- Plotting code records
──────────
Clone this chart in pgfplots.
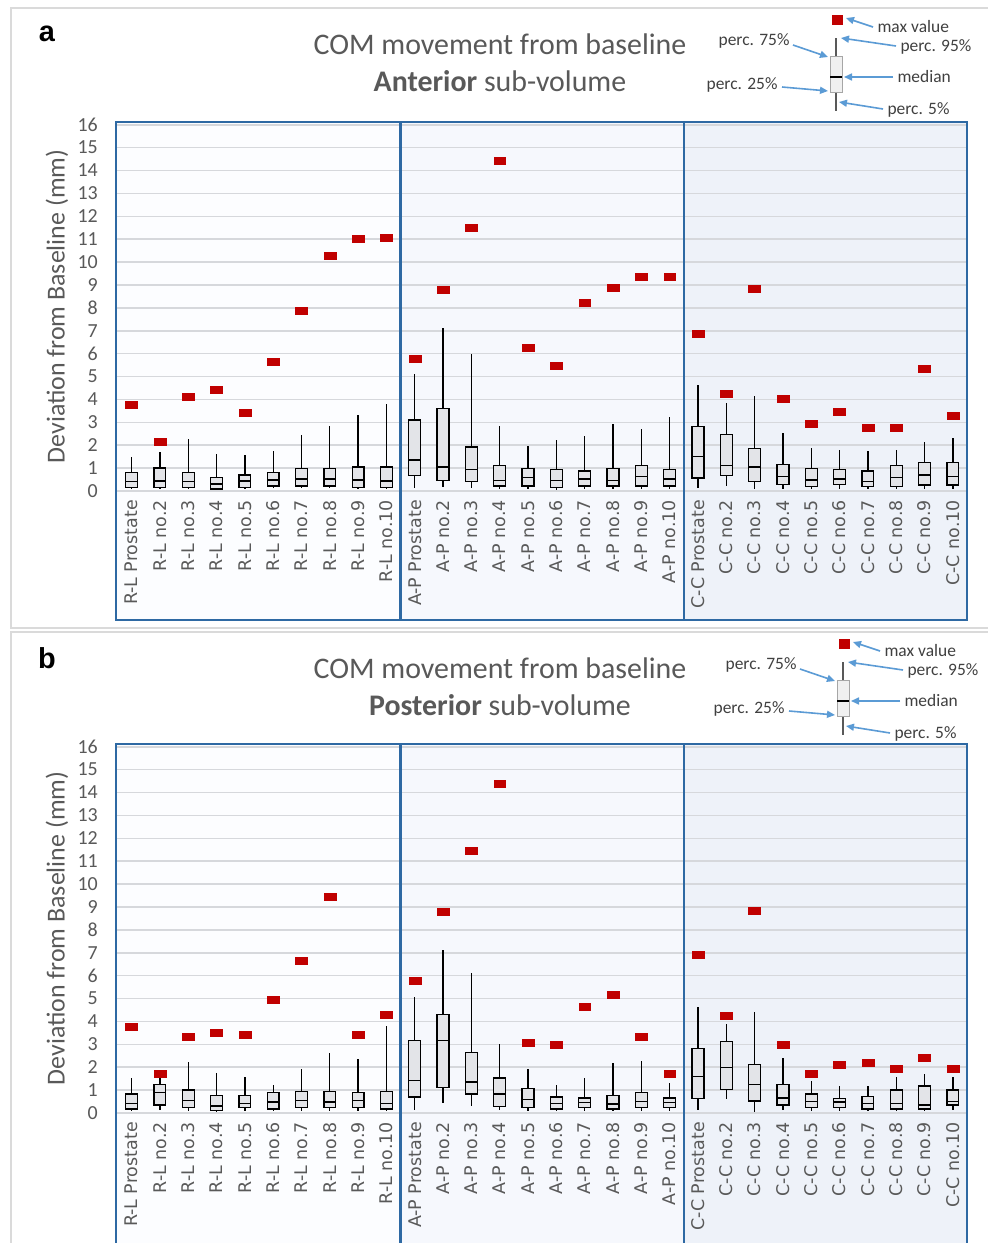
\documentclass[border=0pt]{standalone}
\usepackage{fontspec}
\setmainfont{Carlito}
\newfontfamily\dejavu{DejaVu Sans}
\newfontfamily\arial{Liberation Sans}
\usepackage{pgfplots}
\pgfplotsset{compat=1.18}
\usepackage{pgfplotstable}
\usepgfplotslibrary{statistics}
\usetikzlibrary{arrows.meta}

\definecolor{txtgray}{HTML}{595959}
\definecolor{legtxt}{HTML}{404040}
\definecolor{frameblue}{HTML}{2E69A3}
\definecolor{bgA}{HTML}{FCFDFF}
\definecolor{bgB}{HTML}{F6F8FD}
\definecolor{bgC}{HTML}{EEF2F9}
\definecolor{gridc}{HTML}{D6D8DC}
\definecolor{boxc}{HTML}{E3E4E8}
\definecolor{maxred}{HTML}{C00000}
\definecolor{arrowblue}{HTML}{5B9BD5}
\definecolor{panelgray}{HTML}{DADADA}

% pos p5 q1 med q3 p95 max  (anterior)
\pgfplotstableread{
pos p5 q1 med q3 p95 max
0 0.08 0.15 0.41 0.82 1.50 3.75
1 0.08 0.15 0.44 1.00 1.69 2.16
2 0.08 0.15 0.41 0.82 2.27 4.11
3 0.05 0.09 0.30 0.58 1.63 4.42
4 0.08 0.15 0.44 0.70 1.57 3.40
5 0.12 0.22 0.48 0.82 1.75 5.66
6 0.12 0.22 0.52 0.99 2.45 7.89
7 0.12 0.22 0.52 0.99 2.86 10.29
8 0.08 0.16 0.48 1.05 3.34 11.02
9 0.08 0.16 0.44 1.05 3.80 11.08
10 0.12 0.69 1.36 3.10 5.12 5.77
11 0.16 0.47 1.05 3.59 7.11 8.78
12 0.12 0.41 0.93 1.92 5.99 11.49
13 0.10 0.22 0.47 1.11 2.86 14.43
14 0.10 0.22 0.58 0.99 1.98 6.24
15 0.06 0.15 0.47 0.93 2.22 5.48
16 0.10 0.22 0.52 0.87 2.39 8.24
17 0.10 0.22 0.47 0.99 2.93 8.89
18 0.10 0.22 0.64 1.11 2.70 9.36
19 0.10 0.22 0.52 0.93 3.22 9.36
20 0.12 0.57 1.52 2.81 4.64 6.88
21 0.23 0.69 1.11 2.46 3.85 4.24
22 0.07 0.41 1.05 1.87 4.17 8.83
23 0.10 0.28 0.64 1.17 2.52 4.05
24 0.08 0.20 0.48 0.99 1.87 2.93
25 0.10 0.28 0.52 0.93 1.81 3.45
26 0.08 0.20 0.41 0.87 1.75 2.76
27 0.08 0.20 0.58 1.11 1.81 2.76
28 0.10 0.26 0.70 1.24 2.16 5.35
29 0.10 0.26 0.64 1.24 2.33 3.28
}\tabA

% posterior
\pgfplotstableread{
pos p5 q1 med q3 p95 max
0 0.08 0.17 0.42 0.83 1.53 3.76
1 0.12 0.35 0.89 1.24 1.55 1.71
2 0.10 0.23 0.54 1.00 2.23 3.35
3 0.06 0.12 0.31 0.77 1.76 3.53
4 0.10 0.23 0.42 0.77 1.59 3.41
5 0.08 0.17 0.48 0.89 1.24 4.96
6 0.10 0.23 0.54 0.95 1.94 6.66
7 0.10 0.23 0.48 0.95 2.64 9.43
8 0.10 0.23 0.54 0.89 2.35 3.41
9 0.08 0.17 0.42 0.95 3.80 4.30
10 0.12 0.70 1.41 3.18 5.07 5.79
11 0.44 1.12 3.18 4.31 7.11 8.79
12 0.31 0.83 1.36 2.65 6.12 11.44
13 0.12 0.29 0.83 1.53 3.00 14.39
14 0.10 0.23 0.60 1.06 1.94 3.06
15 0.08 0.17 0.41 0.70 1.24 3.00
16 0.10 0.23 0.45 0.66 1.53 4.66
17 0.08 0.17 0.39 0.77 2.19 5.19
18 0.10 0.23 0.51 0.89 2.29 3.35
19 0.10 0.23 0.45 0.66 1.30 1.71
20 0.12 0.64 1.59 2.81 4.61 6.90
21 0.60 1.03 2.00 3.12 3.89 4.24
22 0.06 0.52 1.24 2.13 4.42 8.85
23 0.12 0.35 0.66 1.24 2.41 3.00
24 0.10 0.23 0.50 0.83 1.41 1.71
25 0.10 0.23 0.48 0.64 1.18 2.13
26 0.08 0.17 0.42 0.71 1.18 2.19
27 0.08 0.17 0.41 1.00 1.59 1.94
28 0.08 0.17 0.35 1.18 1.71 2.41
29 0.12 0.35 0.51 1.00 1.59 1.94
}\tabB

\pgfplotsset{
  panel/.style={
    scale only axis, width=851bp, height=369bp,
    anchor=south west,
    xmin=-0.55, xmax=29.5, ymin=0, ymax=16.12,
    clip=false, axis on top,
    axis line style={draw=none},
    major tick style={draw=none},
    xtick={0,...,29},
    xticklabels={R-L Prostate,R-L no.2,R-L no.3,R-L no.4,R-L no.5,R-L no.6,R-L no.7,R-L no.8,R-L no.9,R-L no.10,
      A-P Prostate,A-P no.2,A-P no.3,A-P no.4,A-P no.5,A-P no.6,A-P no.7,A-P no.8,A-P no.9,A-P no.10,
      C-C Prostate,C-C no.2,C-C no.3,C-C no.4,C-C no.5,C-C no.6,C-C no.7,C-C no.8,C-C no.9,C-C no.10},
    ytick={0,...,16},
    xticklabel style={yshift=-9bp, rotate=90, anchor=east, inner sep=0pt,
      font=\dejavu\fontsize{17.5}{19}\selectfont, text=txtgray},
    yticklabel style={font=\fontsize{20}{22}\selectfont, text=txtgray, inner sep=0pt, xshift=-18bp},
    /pgf/number format/assume math mode=true,
    ylabel={Deviation from Baseline (mm)},
    every axis y label/.style={at={(axis description cs:0,0.5)}, xshift=-59bp, rotate=90,
      anchor=center, font=\fontsize{26}{28}\selectfont, text=txtgray},
    boxplot/draw direction=y,
    boxplot/box extend=0.42,
    boxplot/whisker extend=0,
  },
  boxst/.style={draw=black, fill=boxc, line width=1.3bp},
  maxst/.style={only marks, mark=square*, mark size=3.5bp, color=maxred,
    mark options={xscale=1.7, draw=none}},
}

% one box per row of a table: #1 table, #2 row
\newcommand{\boxrow}[2]{%
  \pgfplotstablegetelem{#2}{p5}\of#1\let\vP\pgfplotsretval
  \pgfplotstablegetelem{#2}{q1}\of#1\let\vQ\pgfplotsretval
  \pgfplotstablegetelem{#2}{med}\of#1\let\vM\pgfplotsretval
  \pgfplotstablegetelem{#2}{q3}\of#1\let\vR\pgfplotsretval
  \pgfplotstablegetelem{#2}{p95}\of#1\let\vS\pgfplotsretval
  \edef\tmp{\noexpand\addplot[boxst, boxplot prepared={draw position=#2,
    lower whisker=\vP, lower quartile=\vQ, median=\vM, upper quartile=\vR,
    upper whisker=\vS}] coordinates {};}\tmp}

% panel letter, bold word, y offset, legend x offset
\newcommand{\panelextras}[4]{%
\begin{scope}[x=1bp, y=-1bp, shift={(0,#3)}]
  \draw[panelgray, line width=1.5bp] (11,8) rectangle (1000,628);
  \node[font=\arial\bfseries\fontsize{29}{30}\selectfont] at (47,34) {#1};
  \node[font=\fontsize{30}{32}\selectfont, text=txtgray] at (500,44) {COM movement from baseline};
  \node[font=\fontsize{30}{32}\selectfont, text=txtgray] at (500,81) {\textbf{#2} sub-volume};
  \begin{scope}[shift={(#4,0)}]
    \fill[maxred] (832,14.5) rectangle (843,25);
    \draw[line width=1.8bp, color=black!65] (836,38) -- (836,111);
    \filldraw[fill=black!6, draw=black!35, line width=1bp] (830,56) rectangle (842,92);
    \draw[black, line width=2bp] (830,77) -- (842,77);
    \begin{scope}[arrowblue, line width=1.6bp, -{Triangle[length=8bp,width=7bp]}]
      \draw (873,27) -- (846,18);
      \draw (896,46) -- (841,38);
      \draw (893,77) -- (844,77);
      \draw (883,109) -- (839,102);
      \draw (793,45) -- (828,57);
      \draw (782,87) -- (828,91);
    \end{scope}
    \begin{scope}[font=\fontsize{17.5}{19}\selectfont, text=legtxt]
      \node[anchor=west] at (874,27) {max value};
      \node[anchor=west] at (897,47) {perc. 95\%};
      \node[anchor=west] at (894,77) {median};
      \node[anchor=west] at (884,110) {perc. 5\%};
      \node[anchor=east] at (793,41) {perc. 75\%};
      \node[anchor=east] at (781,85) {perc. 25\%};
    \end{scope}
  \end{scope}
\end{scope}}

\begin{document}
\begin{tikzpicture}
\useasboundingbox (0,0) rectangle (988bp,-1243bp);
\clip (0,0) rectangle (988bp,-1243bp);
\fill[white] (0,0) rectangle (988bp,-1243bp);

\panelextras{a}{Anterior}{0}{0}
\panelextras{b}{Posterior}{624}{7}

\begin{axis}[panel, at={(116bp,-491bp)}]
  \fill[bgA] (axis cs:-0.55,-5.63) rectangle (axis cs:9.5,16.12);
  \fill[bgB] (axis cs:9.5,-5.63) rectangle (axis cs:19.5,16.12);
  \fill[bgC] (axis cs:19.5,-5.63) rectangle (axis cs:29.5,16.12);
  \pgfplotsinvokeforeach{0,...,16}{\draw[gridc, line width=1.6bp] (axis cs:-0.55,#1) -- (axis cs:29.5,#1);}
  \draw[frameblue, line width=2.5bp] (axis cs:-0.55,-5.63) rectangle (axis cs:9.5,16.12);
  \draw[frameblue, line width=2.5bp] (axis cs:9.5,-5.63) rectangle (axis cs:19.5,16.12);
  \draw[frameblue, line width=2.5bp] (axis cs:19.5,-5.63) rectangle (axis cs:29.5,16.12);
  \pgfplotsinvokeforeach{0,...,29}{\boxrow{\tabA}{#1}}
  \addplot[maxst] table[x=pos, y=max] {\tabA};
\end{axis}

\begin{axis}[panel, at={(116bp,-1113bp)}]
  \fill[bgA] (axis cs:-0.55,-6.2) rectangle (axis cs:9.5,16.12);
  \fill[bgB] (axis cs:9.5,-6.2) rectangle (axis cs:19.5,16.12);
  \fill[bgC] (axis cs:19.5,-6.2) rectangle (axis cs:29.5,16.12);
  \pgfplotsinvokeforeach{0,...,16}{\draw[gridc, line width=1.6bp] (axis cs:-0.55,#1) -- (axis cs:29.5,#1);}
  \draw[frameblue, line width=2.5bp] (axis cs:-0.55,-6.2) rectangle (axis cs:9.5,16.12);
  \draw[frameblue, line width=2.5bp] (axis cs:9.5,-6.2) rectangle (axis cs:19.5,16.12);
  \draw[frameblue, line width=2.5bp] (axis cs:19.5,-6.2) rectangle (axis cs:29.5,16.12);
  \pgfplotsinvokeforeach{0,...,29}{\boxrow{\tabB}{#1}}
  \addplot[maxst] table[x=pos, y=max] {\tabB};
\end{axis}
\end{tikzpicture}
\end{document}
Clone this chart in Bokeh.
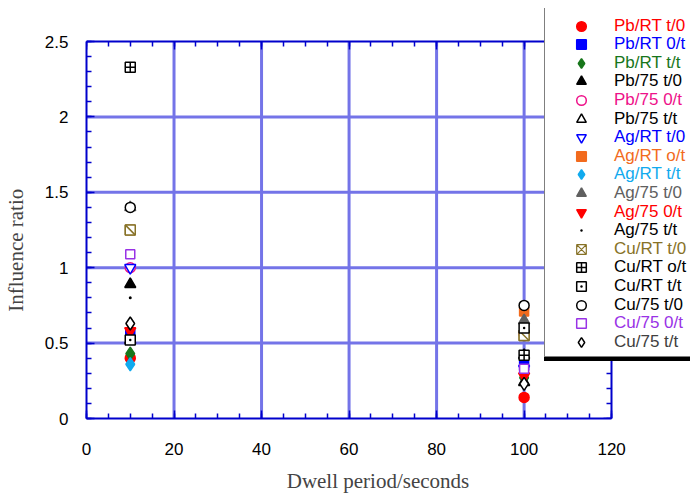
──────────
- Task objective
In the entries above, identify each line that includes the string "chart", then copy it.

- Response for this exercise
Clone this chart in pgfplots.
Clone this chart in Bokeh.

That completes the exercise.